** Start INFORMATION SUPPLIED **
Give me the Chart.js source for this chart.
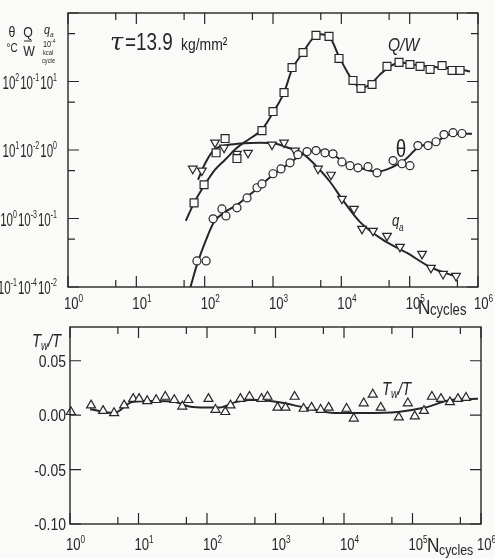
** End INFORMATION SUPPLIED **
** Start INFORMATION SUPPLIED **
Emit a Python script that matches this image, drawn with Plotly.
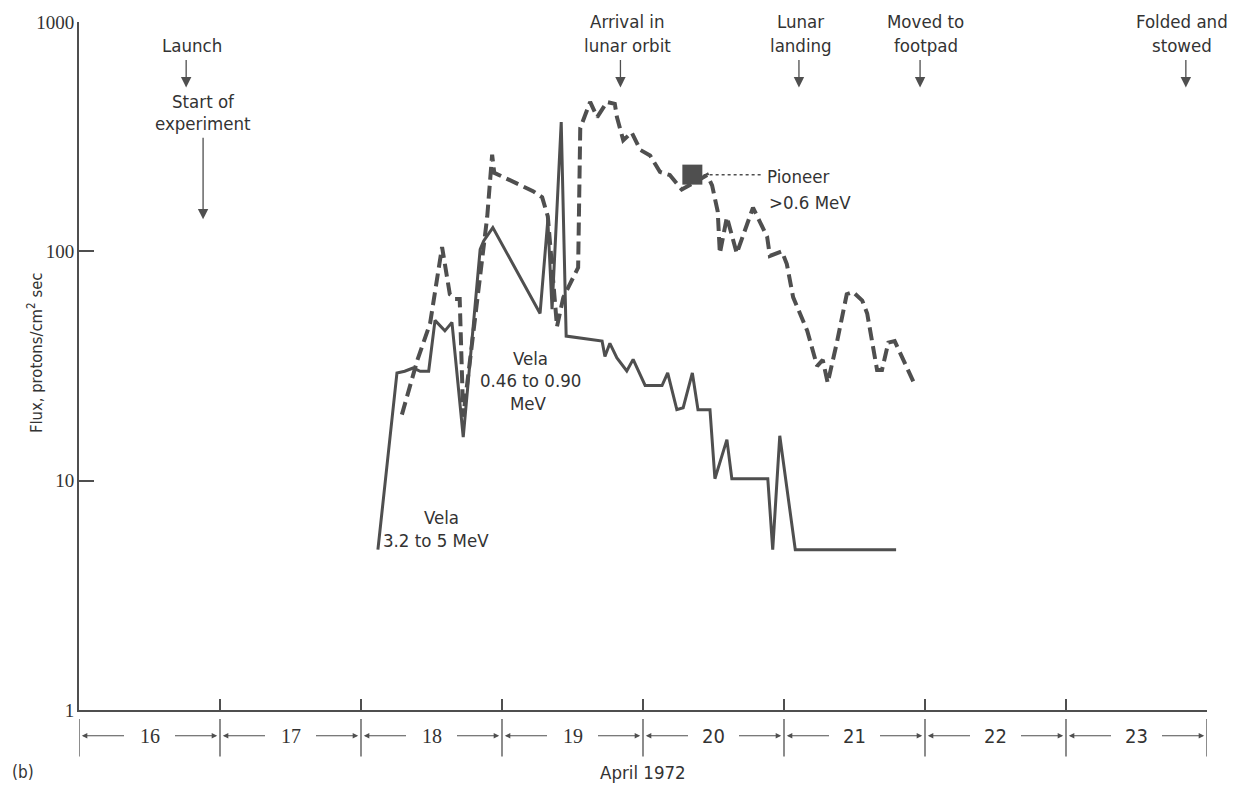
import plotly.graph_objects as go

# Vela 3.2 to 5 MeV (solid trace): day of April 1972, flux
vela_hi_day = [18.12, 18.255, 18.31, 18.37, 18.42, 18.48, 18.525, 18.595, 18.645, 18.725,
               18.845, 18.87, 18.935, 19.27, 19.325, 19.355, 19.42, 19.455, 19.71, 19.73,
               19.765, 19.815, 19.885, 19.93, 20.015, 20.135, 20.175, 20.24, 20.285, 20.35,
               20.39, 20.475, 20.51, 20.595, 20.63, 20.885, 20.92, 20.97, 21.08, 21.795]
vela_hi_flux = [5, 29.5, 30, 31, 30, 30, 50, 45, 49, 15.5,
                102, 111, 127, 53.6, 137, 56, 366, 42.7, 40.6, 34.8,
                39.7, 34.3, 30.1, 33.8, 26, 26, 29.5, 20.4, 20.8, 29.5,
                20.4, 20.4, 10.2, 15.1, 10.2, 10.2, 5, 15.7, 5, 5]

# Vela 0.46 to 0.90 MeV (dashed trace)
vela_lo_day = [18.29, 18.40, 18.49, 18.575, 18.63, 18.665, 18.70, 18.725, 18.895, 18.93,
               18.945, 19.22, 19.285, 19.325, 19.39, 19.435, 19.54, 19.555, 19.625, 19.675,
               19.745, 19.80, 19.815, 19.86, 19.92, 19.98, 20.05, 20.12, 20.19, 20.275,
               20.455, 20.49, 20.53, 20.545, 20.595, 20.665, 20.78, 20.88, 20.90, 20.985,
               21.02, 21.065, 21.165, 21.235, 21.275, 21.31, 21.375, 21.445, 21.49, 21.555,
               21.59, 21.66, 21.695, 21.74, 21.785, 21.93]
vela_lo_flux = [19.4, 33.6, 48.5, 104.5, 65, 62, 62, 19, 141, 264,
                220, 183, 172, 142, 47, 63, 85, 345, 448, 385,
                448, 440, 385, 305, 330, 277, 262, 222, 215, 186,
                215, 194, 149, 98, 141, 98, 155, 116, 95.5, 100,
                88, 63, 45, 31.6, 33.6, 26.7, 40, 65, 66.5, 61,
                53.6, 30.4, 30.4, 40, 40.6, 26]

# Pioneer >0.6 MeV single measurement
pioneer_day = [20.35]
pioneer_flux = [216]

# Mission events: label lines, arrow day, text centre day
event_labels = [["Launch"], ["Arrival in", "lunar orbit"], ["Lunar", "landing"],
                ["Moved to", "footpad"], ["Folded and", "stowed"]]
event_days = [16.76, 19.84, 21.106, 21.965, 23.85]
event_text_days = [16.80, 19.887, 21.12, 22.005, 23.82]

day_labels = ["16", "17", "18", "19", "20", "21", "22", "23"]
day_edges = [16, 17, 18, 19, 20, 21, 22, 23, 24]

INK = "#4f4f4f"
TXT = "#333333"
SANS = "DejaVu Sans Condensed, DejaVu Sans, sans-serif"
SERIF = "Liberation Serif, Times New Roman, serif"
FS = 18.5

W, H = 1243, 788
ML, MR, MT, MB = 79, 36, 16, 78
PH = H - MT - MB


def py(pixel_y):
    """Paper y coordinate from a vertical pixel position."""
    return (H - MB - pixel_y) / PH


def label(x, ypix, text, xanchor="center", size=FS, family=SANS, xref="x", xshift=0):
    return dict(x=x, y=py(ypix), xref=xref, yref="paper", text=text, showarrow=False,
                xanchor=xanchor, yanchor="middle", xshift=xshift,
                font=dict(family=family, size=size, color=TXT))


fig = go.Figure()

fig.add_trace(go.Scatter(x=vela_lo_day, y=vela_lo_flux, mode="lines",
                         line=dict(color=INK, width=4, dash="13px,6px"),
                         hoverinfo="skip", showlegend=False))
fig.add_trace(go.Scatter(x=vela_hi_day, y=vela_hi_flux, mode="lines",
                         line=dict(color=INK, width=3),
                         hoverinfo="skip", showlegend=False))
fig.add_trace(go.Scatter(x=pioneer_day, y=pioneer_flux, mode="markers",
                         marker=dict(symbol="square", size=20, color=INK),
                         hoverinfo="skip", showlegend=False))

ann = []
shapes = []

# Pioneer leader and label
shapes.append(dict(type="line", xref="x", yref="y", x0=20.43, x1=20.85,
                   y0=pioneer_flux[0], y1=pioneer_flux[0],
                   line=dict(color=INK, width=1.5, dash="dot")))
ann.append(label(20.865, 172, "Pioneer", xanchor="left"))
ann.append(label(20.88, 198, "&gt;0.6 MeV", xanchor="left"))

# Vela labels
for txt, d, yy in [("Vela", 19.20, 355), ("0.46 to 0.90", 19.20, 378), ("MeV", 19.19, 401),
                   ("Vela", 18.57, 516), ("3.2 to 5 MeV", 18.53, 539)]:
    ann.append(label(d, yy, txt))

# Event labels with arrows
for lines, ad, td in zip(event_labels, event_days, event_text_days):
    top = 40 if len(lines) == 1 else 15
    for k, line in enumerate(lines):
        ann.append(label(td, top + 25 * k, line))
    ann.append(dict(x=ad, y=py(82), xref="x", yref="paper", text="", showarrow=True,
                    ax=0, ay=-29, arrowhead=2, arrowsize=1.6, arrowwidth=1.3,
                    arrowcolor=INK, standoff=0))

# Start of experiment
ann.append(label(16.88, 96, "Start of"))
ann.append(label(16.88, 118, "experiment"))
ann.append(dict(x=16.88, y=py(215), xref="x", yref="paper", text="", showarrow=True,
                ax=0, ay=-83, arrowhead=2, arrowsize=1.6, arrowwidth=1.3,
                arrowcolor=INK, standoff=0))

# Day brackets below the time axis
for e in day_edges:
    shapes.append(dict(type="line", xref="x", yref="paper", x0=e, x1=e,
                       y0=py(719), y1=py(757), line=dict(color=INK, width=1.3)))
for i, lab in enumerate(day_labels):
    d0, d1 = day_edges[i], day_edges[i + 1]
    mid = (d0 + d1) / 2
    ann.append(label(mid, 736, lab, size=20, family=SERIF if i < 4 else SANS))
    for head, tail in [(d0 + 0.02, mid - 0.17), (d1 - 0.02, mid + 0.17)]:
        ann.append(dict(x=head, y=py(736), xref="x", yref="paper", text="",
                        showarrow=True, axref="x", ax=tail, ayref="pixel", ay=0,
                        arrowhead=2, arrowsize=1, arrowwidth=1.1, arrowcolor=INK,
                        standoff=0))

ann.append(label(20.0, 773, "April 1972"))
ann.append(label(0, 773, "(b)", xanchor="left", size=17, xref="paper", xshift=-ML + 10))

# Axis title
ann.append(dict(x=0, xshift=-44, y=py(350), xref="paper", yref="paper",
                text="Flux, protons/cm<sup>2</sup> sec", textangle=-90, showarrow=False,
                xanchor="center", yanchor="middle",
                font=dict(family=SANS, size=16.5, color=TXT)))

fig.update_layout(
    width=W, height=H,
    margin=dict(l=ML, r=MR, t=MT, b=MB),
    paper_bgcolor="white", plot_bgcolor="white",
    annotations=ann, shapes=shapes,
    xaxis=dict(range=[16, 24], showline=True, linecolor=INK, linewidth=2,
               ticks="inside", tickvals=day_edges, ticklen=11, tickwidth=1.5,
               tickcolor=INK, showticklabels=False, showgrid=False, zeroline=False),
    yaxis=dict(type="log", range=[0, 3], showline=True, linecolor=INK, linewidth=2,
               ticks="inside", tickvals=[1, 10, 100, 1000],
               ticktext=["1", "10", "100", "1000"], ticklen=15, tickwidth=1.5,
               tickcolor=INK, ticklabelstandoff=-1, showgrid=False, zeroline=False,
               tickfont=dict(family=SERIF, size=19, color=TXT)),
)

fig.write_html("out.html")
** End INFORMATION SUPPLIED **
** Start INFORMATION SUPPLIED **
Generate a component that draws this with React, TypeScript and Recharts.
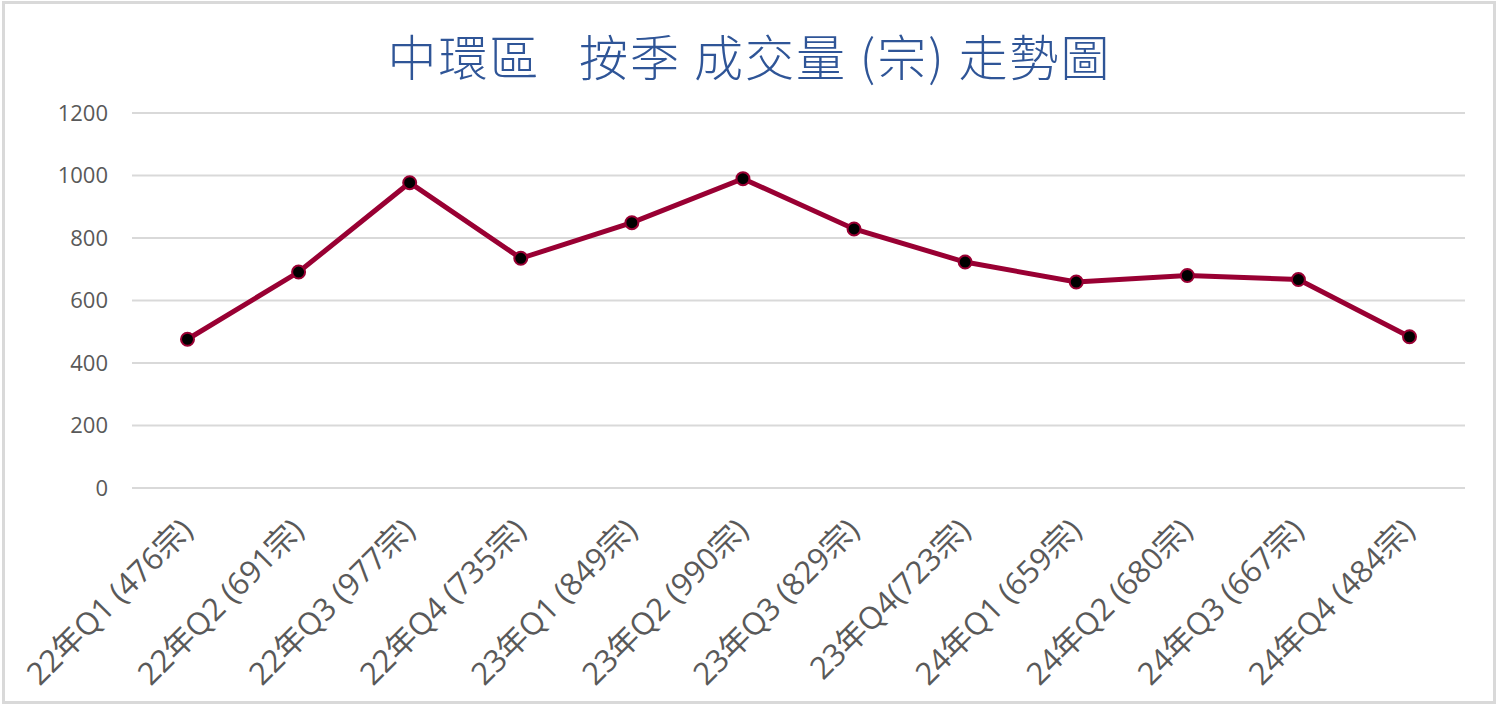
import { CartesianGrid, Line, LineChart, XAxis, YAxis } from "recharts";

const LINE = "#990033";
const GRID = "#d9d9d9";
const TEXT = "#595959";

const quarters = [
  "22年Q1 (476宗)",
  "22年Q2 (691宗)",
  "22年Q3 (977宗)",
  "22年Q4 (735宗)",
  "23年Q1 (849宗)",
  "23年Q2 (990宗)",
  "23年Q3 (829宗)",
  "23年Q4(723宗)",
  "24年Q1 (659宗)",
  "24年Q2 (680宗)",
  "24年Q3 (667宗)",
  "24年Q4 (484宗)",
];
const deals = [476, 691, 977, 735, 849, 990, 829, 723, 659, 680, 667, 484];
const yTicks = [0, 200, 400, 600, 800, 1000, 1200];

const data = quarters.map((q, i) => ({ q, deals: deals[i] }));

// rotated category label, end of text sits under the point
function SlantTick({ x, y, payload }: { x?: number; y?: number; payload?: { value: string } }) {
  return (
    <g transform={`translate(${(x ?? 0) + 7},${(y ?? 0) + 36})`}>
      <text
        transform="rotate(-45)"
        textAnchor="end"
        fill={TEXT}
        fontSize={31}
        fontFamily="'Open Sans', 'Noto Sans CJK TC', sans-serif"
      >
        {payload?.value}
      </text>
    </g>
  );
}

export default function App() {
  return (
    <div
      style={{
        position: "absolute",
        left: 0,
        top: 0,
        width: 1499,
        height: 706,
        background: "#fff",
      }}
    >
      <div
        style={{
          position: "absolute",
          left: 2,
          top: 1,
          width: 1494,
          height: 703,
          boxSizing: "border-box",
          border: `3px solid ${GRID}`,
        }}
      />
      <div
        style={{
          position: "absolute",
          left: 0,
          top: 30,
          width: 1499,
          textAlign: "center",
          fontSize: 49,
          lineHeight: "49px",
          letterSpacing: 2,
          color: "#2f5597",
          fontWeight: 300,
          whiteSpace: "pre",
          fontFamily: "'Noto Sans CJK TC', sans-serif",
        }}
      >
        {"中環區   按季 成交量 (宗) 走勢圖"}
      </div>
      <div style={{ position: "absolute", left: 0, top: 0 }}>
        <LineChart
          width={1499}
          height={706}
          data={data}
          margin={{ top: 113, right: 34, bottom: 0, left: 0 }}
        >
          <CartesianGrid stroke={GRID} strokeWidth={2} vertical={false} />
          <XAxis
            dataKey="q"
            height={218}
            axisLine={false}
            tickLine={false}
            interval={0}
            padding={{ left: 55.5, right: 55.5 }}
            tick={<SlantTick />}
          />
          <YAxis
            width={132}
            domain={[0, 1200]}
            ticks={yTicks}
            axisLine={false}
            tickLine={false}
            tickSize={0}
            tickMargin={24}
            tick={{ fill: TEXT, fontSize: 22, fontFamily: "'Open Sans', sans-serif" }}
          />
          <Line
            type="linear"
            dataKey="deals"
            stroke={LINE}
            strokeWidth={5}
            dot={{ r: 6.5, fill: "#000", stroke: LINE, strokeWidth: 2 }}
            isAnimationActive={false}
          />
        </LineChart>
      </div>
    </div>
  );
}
** End INFORMATION SUPPLIED **
_DIRECTIONS FOR THIS TASK_
Pictures in the material above should be skipped; print exactly the lines from the one with "Emit a Python" through the one with "20.4, 20.4, 10.2, 15.1, 10.2, 10.2, 5, 15.7, 5, 5]".

_RESULT OF THE EXERCISE_
Emit a Python script that matches this image, drawn with Plotly.
import plotly.graph_objects as go

# Vela 3.2 to 5 MeV (solid trace): day of April 1972, flux
vela_hi_day = [18.12, 18.255, 18.31, 18.37, 18.42, 18.48, 18.525, 18.595, 18.645, 18.725,
               18.845, 18.87, 18.935, 19.27, 19.325, 19.355, 19.42, 19.455, 19.71, 19.73,
               19.765, 19.815, 19.885, 19.93, 20.015, 20.135, 20.175, 20.24, 20.285, 20.35,
               20.39, 20.475, 20.51, 20.595, 20.63, 20.885, 20.92, 20.97, 21.08, 21.795]
vela_hi_flux = [5, 29.5, 30, 31, 30, 30, 50, 45, 49, 15.5,
                102, 111, 127, 53.6, 137, 56, 366, 42.7, 40.6, 34.8,
                39.7, 34.3, 30.1, 33.8, 26, 26, 29.5, 20.4, 20.8, 29.5,
                20.4, 20.4, 10.2, 15.1, 10.2, 10.2, 5, 15.7, 5, 5]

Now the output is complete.